United States District Court, D. Montana, Missoula Division

May 25, 2017

GTAT CORPORATION, Plaintiff,
v.
CHAD FERO, Defendant.

          ORDER

          Donald W. Molloy, District Judge.

         On May 3, 2017, Plaintiff GTAT Corporation's ("GTAT") received a temporary order restraining former employee Defendant Chad Fero ("Fero") from accessing, using, disclosing, or making available to any person or entity other than GTAT, any of GTAT's confidential, proprietary, or trade secret documents, data, or information. (Doc. 8.) On May 16, 2017, a hearing was held on whether that temporary restraining order should be turned into a preliminary injunction. (See Minute Entry, Doc. 18.) At that hearing, the parties presented testimony and evidence and the temporary restraining order was extended for ten days pending a judicial determination on the issuance of a preliminary injunction.

         GTAT has not shown, for the purposes of a preliminary order, that Fero likely used its trade secrets and that an injunction is warranted while the case progresses.

         Factual Background

         GTAT is a technology company that offers equipment and technology in the solar and electronics industries. (Compl., Doc. 1 at ¶ 5.) Part of GTAT's business is devoted to technology and equipment utilized in the polysilicon process, a raw material used primarily in the solar industry. Hearing Tr. 15 (Gum). The polysilicon portion of its business is based out of Missoula, Montana. Hearing Tr. 14 (Gum). The defendant, Fero, began working for GTAT in 2006 as an engineer and eventually as a director of both the technology and development divisions. Hearing Tr. 155 (Fero). In his position, Fero was involved with the research and development of GTAT's polysilicon technology. Id.

         While general processes for producing polysilicon are generally known, see Hearing Tr. 23 (Gum), over the last decade GTAT has engaged in research and development to create its own proprietary polysilicon process. The two primary components of the polysilicon process are hydrochlorination, or turning of metallurgical-grade silicon into gas, and chemical vapor deposition ("CVD"), the purification and redeposition of that gas. Hearing Tr. 16-17 (Gum). GTAT is a market leader in hydrochlorination technology, and about half of the world's poly silicon is made from trichlorosilane made from GTAT's technology. Hearing Tr. 17 (Gum). In the context of relative capacity, GTAT's technology and equipment has a capacity of approximately 250, 000 metric tons of trichlorosilane per year while the closest leading competitor is on the order of 150, 000 metric tons. Id. Similarly, in relation to CVD, the products marketed and sold by GTAT are capable of approximately 1, 000 metric tons of polysilicon production per year and the closest competition is around 600 to 700 metric tons. Hearing Tr. 18 (Gum).

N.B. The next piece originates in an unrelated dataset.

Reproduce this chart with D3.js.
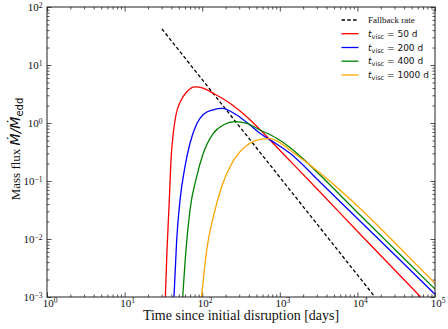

         According to Jeffery Gum, Director of Global Sales for GTAT, it took GTAT almost a decade and millions of dollars to develop the knowledge and equipment used in its polysilicon process. Hearing Tr. 19-26 (Gum); Ex. 1. With its knowledge and expertise, GTAT offers its clients complete "basic engineering packages" ("BEPs"), or blueprints, and equipment packages for the establishment of polysilicon plants. Hearing Tr. 27 (Gum); Exs. 2, 3 (sealed). Although GTAT does not manufacture the equipment, it works with fabricators around the world to produce equipment that is provided directly to the client. Hearing Tr. 30 (Gum).

         GTAT treats all of the information, materials, and equipment surrounding its polysilicon process as confidential and proprietary, and requires sales material be labeled accordingly. Hearing Tr. 46-47 (Gum). As described by Mr. Gum, the alleged trade secrets at issue here fall into three "buckets, " the (1) materials of construction, (2) internal components, and (3) specific processes involved in the polysilicon process. Hearing Tr. 33-34; see also Doc. 21 (sealed).

         At the time he was hired, Fero signed a Confidentiality Agreement, agreeing to keep confidential technical and business information acquired by GTAT, even after his employment ended. (See Doc. 5-2 at 3-8.) Fero was also aware of the GTAT's Code of Conduct, which specifies that employees must protect the confidentiality of GTAT's intellectual property and proprietary information. See Hearing Tr. 46 (Gum explaining that Fero would review his sales presentations to ensure they did not contain confidential information).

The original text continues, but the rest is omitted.